EXERCISE DETAILS -
Repeat the listing exactly as given, omitting every image.

####

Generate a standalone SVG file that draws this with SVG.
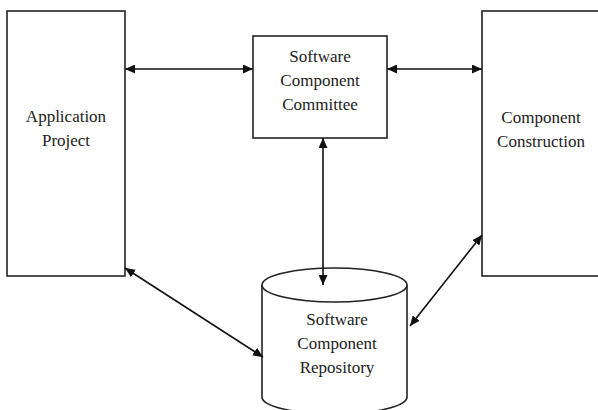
<svg xmlns="http://www.w3.org/2000/svg" width="598" height="410" viewBox="0 0 598 410">
<defs>
<style>
.box{fill:#fff;stroke:#222;stroke-width:1.6}
.lbl{font-family:"Liberation Serif","Times New Roman",serif;font-size:17px;fill:#222;text-anchor:middle}
.con{stroke:#111;stroke-width:1.6;fill:none;marker-start:url(#ah);marker-end:url(#ah)}
</style>
<marker id="ah" viewBox="0 0 10 10" refX="10" refY="5" markerWidth="10" markerHeight="9" markerUnits="userSpaceOnUse" orient="auto-start-reverse" preserveAspectRatio="none">
<path d="M0,0 L10,5 L0,10 z" fill="#111"/>
</marker>
</defs>
<rect width="598" height="410" fill="#fff"/>
<g id="application-project">
<rect class="box" x="7" y="11" width="118" height="265"/>
<text class="lbl" x="66" y="122">Application</text>
<text class="lbl" x="66" y="146">Project</text>
</g>
<g id="committee">
<rect class="box" x="253" y="36" width="134" height="102"/>
<text class="lbl" x="320" y="62">Software</text>
<text class="lbl" x="320" y="86">Component</text>
<text class="lbl" x="320" y="110">Committee</text>
</g>
<g id="component-construction">
<rect class="box" x="482" y="11" width="130" height="265"/>
<text class="lbl" x="541" y="123">Component</text>
<text class="lbl" x="541" y="147">Construction</text>
</g>
<g id="repository">
<path class="box" d="M262,285 L262,397 A72.5,17 0 0 0 407,397 L407,285"/>
<ellipse class="box" cx="334.5" cy="285" rx="72.5" ry="17"/>
<text class="lbl" x="337" y="325">Software</text>
<text class="lbl" x="337" y="349">Component</text>
<text class="lbl" x="337" y="373">Repository</text>
</g>
<g id="connectors">
<line class="con" x1="125" y1="69" x2="253" y2="69"/>
<line class="con" x1="387" y1="69" x2="482" y2="69"/>
<line class="con" x1="323" y1="138" x2="323" y2="285"/>
<line class="con" x1="125" y1="268" x2="263" y2="357"/>
<line class="con" x1="482" y1="235" x2="410" y2="326"/>
</g>
</svg>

####

TASK ANSWER -
Generate a standalone SVG file that draws this with SVG.
<svg xmlns="http://www.w3.org/2000/svg" width="598" height="410" viewBox="0 0 598 410">
<defs>
<style>
.box{fill:#fff;stroke:#222;stroke-width:1.6}
.lbl{font-family:"Liberation Serif","Times New Roman",serif;font-size:17px;fill:#222;text-anchor:middle}
.con{stroke:#111;stroke-width:1.6;fill:none;marker-start:url(#ah);marker-end:url(#ah)}
</style>
<marker id="ah" viewBox="0 0 10 10" refX="10" refY="5" markerWidth="10" markerHeight="9" markerUnits="userSpaceOnUse" orient="auto-start-reverse" preserveAspectRatio="none">
<path d="M0,0 L10,5 L0,10 z" fill="#111"/>
</marker>
</defs>
<rect width="598" height="410" fill="#fff"/>
<g id="application-project">
<rect class="box" x="7" y="11" width="118" height="265"/>
<text class="lbl" x="66" y="122">Application</text>
<text class="lbl" x="66" y="146">Project</text>
</g>
<g id="committee">
<rect class="box" x="253" y="36" width="134" height="102"/>
<text class="lbl" x="320" y="62">Software</text>
<text class="lbl" x="320" y="86">Component</text>
<text class="lbl" x="320" y="110">Committee</text>
</g>
<g id="component-construction">
<rect class="box" x="482" y="11" width="130" height="265"/>
<text class="lbl" x="541" y="123">Component</text>
<text class="lbl" x="541" y="147">Construction</text>
</g>
<g id="repository">
<path class="box" d="M262,285 L262,397 A72.5,17 0 0 0 407,397 L407,285"/>
<ellipse class="box" cx="334.5" cy="285" rx="72.5" ry="17"/>
<text class="lbl" x="337" y="325">Software</text>
<text class="lbl" x="337" y="349">Component</text>
<text class="lbl" x="337" y="373">Repository</text>
</g>
<g id="connectors">
<line class="con" x1="125" y1="69" x2="253" y2="69"/>
<line class="con" x1="387" y1="69" x2="482" y2="69"/>
<line class="con" x1="323" y1="138" x2="323" y2="285"/>
<line class="con" x1="125" y1="268" x2="263" y2="357"/>
<line class="con" x1="482" y1="235" x2="410" y2="326"/>
</g>
</svg>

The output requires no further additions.